## Problem
Take from the listing each line that has the string "this".
start Given information
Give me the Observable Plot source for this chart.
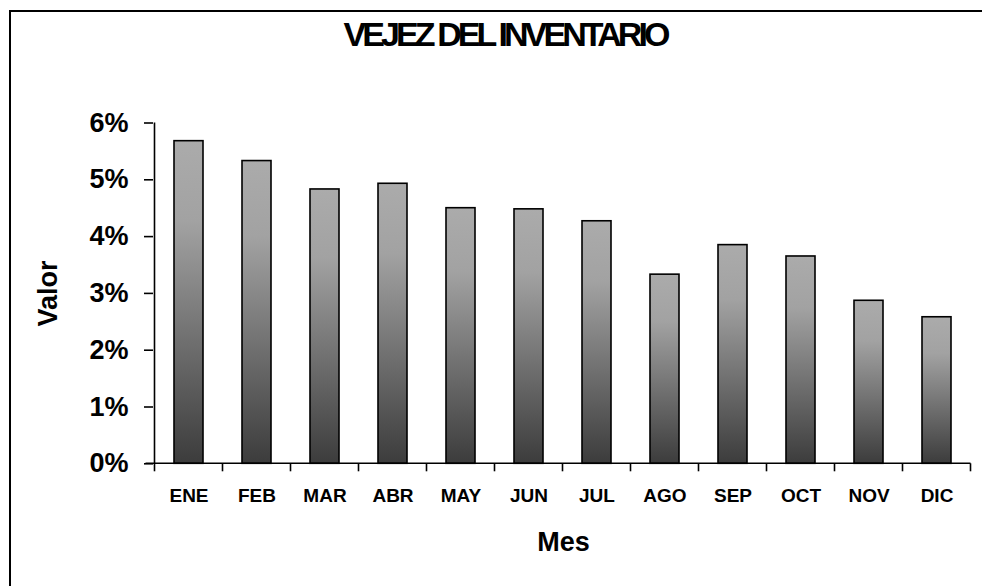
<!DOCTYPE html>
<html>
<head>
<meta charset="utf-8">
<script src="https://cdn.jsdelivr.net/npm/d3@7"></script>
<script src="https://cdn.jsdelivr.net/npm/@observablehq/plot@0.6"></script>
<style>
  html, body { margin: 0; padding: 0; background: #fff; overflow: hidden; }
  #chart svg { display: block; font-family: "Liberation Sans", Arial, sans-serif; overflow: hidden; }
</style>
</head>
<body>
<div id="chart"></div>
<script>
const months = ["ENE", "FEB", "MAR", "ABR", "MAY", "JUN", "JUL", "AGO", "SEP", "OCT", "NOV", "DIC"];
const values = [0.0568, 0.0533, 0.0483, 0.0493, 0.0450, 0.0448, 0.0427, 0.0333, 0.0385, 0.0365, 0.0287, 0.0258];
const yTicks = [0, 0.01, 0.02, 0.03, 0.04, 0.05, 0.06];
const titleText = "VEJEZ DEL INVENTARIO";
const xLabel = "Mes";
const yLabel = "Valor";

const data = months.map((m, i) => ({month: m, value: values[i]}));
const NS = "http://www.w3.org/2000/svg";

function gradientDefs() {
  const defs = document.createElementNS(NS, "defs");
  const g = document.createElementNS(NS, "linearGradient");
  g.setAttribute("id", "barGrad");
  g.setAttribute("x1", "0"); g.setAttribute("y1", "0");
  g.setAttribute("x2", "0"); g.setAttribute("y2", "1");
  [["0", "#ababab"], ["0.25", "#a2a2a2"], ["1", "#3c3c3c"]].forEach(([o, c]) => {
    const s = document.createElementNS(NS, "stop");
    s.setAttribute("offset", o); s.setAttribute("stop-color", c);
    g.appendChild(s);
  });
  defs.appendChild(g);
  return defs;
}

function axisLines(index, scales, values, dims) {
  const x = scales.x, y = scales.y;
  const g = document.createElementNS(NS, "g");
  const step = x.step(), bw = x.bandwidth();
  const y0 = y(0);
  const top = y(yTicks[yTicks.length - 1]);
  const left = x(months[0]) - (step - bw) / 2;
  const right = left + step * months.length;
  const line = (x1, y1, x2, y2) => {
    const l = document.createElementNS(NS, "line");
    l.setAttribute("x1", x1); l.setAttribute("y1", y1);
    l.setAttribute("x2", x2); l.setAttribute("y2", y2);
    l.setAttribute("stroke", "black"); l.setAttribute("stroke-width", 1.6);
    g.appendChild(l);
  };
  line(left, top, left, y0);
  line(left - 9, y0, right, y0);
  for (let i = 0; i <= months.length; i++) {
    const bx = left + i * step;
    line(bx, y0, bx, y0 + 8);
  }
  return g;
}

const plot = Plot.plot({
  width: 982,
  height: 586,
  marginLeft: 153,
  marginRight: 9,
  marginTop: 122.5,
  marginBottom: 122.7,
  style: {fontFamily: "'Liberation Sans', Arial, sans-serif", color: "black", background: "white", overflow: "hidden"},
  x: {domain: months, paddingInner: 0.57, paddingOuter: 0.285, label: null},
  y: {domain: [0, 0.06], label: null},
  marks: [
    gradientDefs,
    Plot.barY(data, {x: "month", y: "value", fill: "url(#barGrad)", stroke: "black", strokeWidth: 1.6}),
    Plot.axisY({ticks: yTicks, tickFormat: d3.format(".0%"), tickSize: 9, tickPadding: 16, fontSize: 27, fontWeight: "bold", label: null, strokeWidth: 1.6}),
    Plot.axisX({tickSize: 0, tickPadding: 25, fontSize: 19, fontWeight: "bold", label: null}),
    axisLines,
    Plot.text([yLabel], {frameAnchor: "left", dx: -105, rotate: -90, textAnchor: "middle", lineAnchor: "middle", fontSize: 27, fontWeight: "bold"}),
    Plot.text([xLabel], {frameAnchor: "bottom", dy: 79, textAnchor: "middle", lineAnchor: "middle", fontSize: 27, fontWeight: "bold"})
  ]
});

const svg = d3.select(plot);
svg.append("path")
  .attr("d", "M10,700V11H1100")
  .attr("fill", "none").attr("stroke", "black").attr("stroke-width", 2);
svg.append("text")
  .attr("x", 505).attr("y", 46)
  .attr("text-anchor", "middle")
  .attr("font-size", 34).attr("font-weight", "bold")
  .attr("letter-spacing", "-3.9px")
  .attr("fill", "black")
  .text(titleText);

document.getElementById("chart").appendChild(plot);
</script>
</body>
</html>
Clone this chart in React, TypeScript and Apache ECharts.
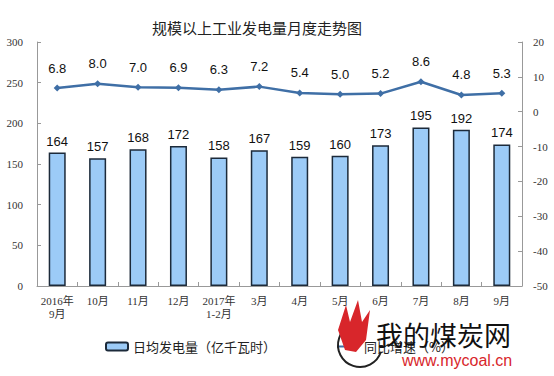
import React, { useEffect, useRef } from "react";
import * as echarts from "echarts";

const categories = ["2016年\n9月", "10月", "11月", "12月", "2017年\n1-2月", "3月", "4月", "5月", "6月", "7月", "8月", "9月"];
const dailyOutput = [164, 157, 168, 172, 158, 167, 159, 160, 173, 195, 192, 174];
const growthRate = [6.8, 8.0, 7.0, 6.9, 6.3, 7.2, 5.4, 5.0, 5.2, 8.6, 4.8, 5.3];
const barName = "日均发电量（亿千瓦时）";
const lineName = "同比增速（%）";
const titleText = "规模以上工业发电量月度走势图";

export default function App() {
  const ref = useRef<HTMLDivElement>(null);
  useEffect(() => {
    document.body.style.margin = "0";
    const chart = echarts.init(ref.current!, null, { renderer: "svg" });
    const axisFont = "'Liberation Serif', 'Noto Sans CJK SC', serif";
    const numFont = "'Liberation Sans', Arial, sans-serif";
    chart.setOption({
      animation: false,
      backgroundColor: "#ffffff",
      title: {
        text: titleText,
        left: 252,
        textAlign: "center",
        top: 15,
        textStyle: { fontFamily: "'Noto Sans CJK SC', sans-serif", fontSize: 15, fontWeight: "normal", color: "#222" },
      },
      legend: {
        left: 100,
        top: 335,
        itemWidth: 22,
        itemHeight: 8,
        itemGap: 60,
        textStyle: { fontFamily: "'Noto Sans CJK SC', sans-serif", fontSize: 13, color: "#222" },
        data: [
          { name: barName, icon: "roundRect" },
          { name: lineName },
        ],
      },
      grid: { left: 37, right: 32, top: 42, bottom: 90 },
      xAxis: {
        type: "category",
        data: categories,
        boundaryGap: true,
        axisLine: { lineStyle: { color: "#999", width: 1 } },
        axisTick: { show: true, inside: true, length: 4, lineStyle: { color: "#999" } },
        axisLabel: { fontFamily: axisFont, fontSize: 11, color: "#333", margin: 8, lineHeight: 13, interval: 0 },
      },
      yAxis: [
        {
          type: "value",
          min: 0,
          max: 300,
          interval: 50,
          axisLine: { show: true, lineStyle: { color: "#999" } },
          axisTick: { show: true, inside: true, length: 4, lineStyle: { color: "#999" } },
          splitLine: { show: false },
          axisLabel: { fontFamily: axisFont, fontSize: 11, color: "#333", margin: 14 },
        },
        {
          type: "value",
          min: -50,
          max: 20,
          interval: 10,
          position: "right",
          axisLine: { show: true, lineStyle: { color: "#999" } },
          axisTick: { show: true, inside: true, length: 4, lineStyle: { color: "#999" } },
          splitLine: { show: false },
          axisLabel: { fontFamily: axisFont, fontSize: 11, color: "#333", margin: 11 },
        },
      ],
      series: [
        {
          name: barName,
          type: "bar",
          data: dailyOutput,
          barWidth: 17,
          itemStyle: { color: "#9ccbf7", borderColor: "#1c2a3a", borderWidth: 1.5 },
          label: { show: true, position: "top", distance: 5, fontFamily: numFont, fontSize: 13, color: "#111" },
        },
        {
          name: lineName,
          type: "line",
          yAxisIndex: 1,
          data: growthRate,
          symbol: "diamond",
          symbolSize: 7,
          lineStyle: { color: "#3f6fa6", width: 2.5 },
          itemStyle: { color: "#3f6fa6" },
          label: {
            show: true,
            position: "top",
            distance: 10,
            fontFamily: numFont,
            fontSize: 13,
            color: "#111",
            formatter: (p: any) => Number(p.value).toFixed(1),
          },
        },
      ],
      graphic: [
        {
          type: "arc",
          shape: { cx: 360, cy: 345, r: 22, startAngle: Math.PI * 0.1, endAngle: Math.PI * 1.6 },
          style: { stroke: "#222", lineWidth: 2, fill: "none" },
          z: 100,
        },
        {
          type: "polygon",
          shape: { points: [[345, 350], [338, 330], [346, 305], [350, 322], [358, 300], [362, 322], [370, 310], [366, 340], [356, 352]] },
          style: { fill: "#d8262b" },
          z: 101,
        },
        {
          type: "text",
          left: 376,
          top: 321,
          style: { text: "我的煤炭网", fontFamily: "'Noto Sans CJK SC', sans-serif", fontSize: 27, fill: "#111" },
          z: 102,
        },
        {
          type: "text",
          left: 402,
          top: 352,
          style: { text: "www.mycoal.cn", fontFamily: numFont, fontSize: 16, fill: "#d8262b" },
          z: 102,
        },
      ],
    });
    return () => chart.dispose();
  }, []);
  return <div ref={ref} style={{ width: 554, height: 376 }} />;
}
end Given information
## Solution to the exercise
Give me the Observable Plot source for this chart.
Clone this chart in React, TypeScript and Apache ECharts.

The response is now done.